Elton John and Freddie Mercury are rock and roll's two most enduring queer legends, and with their big-screen biopics being released less than a year apart, the films were always going to be compared to one another. Bohemian Rhapsody was a box office smash and awards-bait hybrid, securing Rami Malek an Oscar for Best Picture and raking in over $900 million, but was heavily criticized for the way it treated Mercury's queerness -- namely, all but erasing it. But after seeing Rocketman in London ahead of the UK premiere last week, I can definitively say that it is gay, honey.
The biggest issue with Bohemian Rhapsody was that it was as Freddie Mercury is dead, his story was told through the lens of the people around him, namely his bandmates Brian May and Roger Taylor, who consulted on the film. Because of that, we got their version of Mercury's life, one where his sexuality was what broke up their band, where his relationship with Jim Hutton was treated as an anecdote while his romance-turned-friendship with Mary Astin was the film's real (straight) love story.
But Elton John has worked for years to bring his story to the big screen, and Rocketman is his story through his own eyes, meaning every inch of it is as flamboyantly over the top as he is. Much has been made of Rocketman's groundbreaking gay sex scenes, a first for a major studio film, and it's certainly refreshing to see queer sex treated rather nonchalantly in a movie this big. But it's John's constant questioning of whether or not he'll ever find love and his messy relationship with boyfriend/manager John Reid that make Rocketman a much more human depiction of a queer man than Bohemian Rhapsody even tried to be.
Like Bohemian Rhapsody, Rocketman doesn't flinch from painting an unsavory portrait of the rock icon. The framing device of the film is John's recounting of his life in rehab after decades of heavy drinking and drugs, and despite giving the audience plenty of evidence as to why Elton is so messed up -- an absentee father (Steven Mackintosh), a vicious mother (Bryce Dallas Howard), Reid's casual cruelty -- it holds him accountable for his own behavior. Bohemian Rhapsody, more than anything, presented Freddie Mercury's queerness as villainous, with the singer's musician/boyfriend Paul Prenter (Allen Leech) as the avatar of his unsavory, hedonistic gay life.
But more than anything, Rocketman is just so much more fun than Bohemian Rhapsody. It's a high-camp spectacle, a true movie musical that uses John's songs to illustrate the musician's life story, spinning them into fantastical production numbers that are an utter delight to watch. Bohemian Rhapsody was more concerned with painstakingly recreating moments from rock history, whearas Rocketman uses artistic license to transform those moments into something truly magical. And while Mercury and John are both played by straight actors in their respective films, at least Egerton can sing -- Bohemian Rhapsody was two-plus hours of Rami Malek lip synching with fake teeth and he won an Oscar for it.

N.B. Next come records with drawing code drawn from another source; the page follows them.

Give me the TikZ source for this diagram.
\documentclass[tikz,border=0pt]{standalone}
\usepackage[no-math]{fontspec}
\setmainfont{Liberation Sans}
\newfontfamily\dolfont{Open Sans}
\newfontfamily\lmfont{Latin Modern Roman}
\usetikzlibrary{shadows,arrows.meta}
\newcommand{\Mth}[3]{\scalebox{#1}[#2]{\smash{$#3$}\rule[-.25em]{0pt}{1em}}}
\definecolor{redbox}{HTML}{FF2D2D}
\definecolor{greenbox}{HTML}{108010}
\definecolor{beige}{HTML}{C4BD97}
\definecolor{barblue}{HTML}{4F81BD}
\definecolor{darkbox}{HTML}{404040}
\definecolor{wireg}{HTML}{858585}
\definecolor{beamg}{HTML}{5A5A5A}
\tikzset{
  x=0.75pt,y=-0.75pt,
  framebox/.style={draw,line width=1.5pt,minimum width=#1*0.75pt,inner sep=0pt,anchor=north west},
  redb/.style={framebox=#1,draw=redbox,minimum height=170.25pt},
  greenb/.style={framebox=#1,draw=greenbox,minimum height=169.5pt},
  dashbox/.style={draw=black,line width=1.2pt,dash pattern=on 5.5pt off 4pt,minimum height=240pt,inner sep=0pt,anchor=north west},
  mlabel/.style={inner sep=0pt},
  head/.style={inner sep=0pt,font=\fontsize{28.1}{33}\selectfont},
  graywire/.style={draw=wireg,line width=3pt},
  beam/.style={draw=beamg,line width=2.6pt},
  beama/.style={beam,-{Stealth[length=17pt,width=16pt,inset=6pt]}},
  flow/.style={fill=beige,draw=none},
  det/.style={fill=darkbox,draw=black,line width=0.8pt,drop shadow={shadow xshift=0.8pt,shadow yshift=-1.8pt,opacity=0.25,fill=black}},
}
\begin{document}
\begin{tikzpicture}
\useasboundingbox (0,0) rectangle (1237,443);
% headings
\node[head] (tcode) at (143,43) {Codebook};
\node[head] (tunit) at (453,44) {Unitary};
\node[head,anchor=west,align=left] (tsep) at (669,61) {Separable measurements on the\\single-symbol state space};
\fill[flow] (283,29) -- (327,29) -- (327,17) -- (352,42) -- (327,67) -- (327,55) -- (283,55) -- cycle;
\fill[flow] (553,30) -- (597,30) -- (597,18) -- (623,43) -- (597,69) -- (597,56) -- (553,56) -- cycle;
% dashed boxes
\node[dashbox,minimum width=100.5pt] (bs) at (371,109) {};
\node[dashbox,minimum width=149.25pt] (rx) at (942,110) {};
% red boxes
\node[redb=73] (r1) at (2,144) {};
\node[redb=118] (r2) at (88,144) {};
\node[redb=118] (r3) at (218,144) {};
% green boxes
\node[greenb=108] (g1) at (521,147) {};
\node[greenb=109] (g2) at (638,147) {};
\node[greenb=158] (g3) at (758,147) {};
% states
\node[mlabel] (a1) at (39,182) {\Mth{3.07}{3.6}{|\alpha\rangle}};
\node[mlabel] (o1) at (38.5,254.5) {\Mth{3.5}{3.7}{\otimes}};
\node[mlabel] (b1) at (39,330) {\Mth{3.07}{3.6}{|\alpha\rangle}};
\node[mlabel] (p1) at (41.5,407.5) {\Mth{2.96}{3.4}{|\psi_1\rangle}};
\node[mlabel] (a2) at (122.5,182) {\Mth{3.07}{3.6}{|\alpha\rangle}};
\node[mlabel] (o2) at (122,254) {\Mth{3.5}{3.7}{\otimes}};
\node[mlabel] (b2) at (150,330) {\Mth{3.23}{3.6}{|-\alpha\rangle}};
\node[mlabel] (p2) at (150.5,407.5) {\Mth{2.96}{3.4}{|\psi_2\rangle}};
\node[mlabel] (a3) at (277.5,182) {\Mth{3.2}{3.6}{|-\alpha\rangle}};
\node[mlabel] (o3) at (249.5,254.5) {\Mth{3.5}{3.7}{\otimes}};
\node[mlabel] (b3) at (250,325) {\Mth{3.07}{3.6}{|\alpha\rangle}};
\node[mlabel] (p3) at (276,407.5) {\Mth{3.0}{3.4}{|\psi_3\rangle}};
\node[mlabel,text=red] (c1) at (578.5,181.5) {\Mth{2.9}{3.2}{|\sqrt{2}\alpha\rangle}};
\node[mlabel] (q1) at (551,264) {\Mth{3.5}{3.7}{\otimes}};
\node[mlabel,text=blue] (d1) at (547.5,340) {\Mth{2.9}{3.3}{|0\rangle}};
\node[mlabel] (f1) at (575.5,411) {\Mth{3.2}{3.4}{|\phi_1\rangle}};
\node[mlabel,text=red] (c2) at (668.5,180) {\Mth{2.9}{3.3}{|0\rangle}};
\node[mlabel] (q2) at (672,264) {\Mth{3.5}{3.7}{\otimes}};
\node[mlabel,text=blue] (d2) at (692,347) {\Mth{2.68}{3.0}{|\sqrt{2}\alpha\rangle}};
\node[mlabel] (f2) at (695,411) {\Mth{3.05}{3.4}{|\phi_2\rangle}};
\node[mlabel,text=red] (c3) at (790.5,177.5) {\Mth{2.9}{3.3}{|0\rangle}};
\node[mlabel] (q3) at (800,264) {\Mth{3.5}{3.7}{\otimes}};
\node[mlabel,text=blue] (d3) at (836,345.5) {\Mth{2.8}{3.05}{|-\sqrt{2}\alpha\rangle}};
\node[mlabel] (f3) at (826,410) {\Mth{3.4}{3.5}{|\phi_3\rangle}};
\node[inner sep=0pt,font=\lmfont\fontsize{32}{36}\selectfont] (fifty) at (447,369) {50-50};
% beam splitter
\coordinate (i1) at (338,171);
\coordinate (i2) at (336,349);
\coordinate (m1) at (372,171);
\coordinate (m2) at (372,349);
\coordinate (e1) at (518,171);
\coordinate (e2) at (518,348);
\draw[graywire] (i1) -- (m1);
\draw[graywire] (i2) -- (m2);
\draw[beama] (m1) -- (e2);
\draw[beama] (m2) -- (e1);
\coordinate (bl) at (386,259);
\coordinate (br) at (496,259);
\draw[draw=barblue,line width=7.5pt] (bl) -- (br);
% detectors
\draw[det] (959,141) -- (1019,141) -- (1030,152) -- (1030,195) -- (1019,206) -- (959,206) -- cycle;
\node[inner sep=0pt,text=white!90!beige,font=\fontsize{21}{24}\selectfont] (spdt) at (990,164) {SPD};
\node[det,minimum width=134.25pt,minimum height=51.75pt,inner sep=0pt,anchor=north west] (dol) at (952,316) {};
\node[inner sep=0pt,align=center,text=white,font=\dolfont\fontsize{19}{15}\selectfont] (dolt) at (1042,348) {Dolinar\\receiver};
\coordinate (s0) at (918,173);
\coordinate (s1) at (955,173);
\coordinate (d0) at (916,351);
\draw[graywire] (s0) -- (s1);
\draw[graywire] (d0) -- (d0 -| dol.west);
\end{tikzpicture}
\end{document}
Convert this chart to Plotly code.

All that being said, just because Rocketman is gayer than Bohemian Rhapsody doesn't mean it will be more successful. In fact, it could mean the exact opposite. Bohemian Rhapsody was palatable for mainstream audiences because it turned the life of a rock and roll weirdo into a self-serious melodrama. Rocketman allows John's story to be as delightfully weird as it really was -- it has a distinctly British sensibility. Who knows if audiences will fork over almost a billion dollars worth of cash to watch Taron Egerton writhe during a musical orgy -- yes, that's a thing -- and tell his mother that he's "fucked everything that moves." But at the very least, queer people will get to see a major studio film that presents the life of a gay icon as it actually happened -- blowjobs, sequins, cocaine, and all.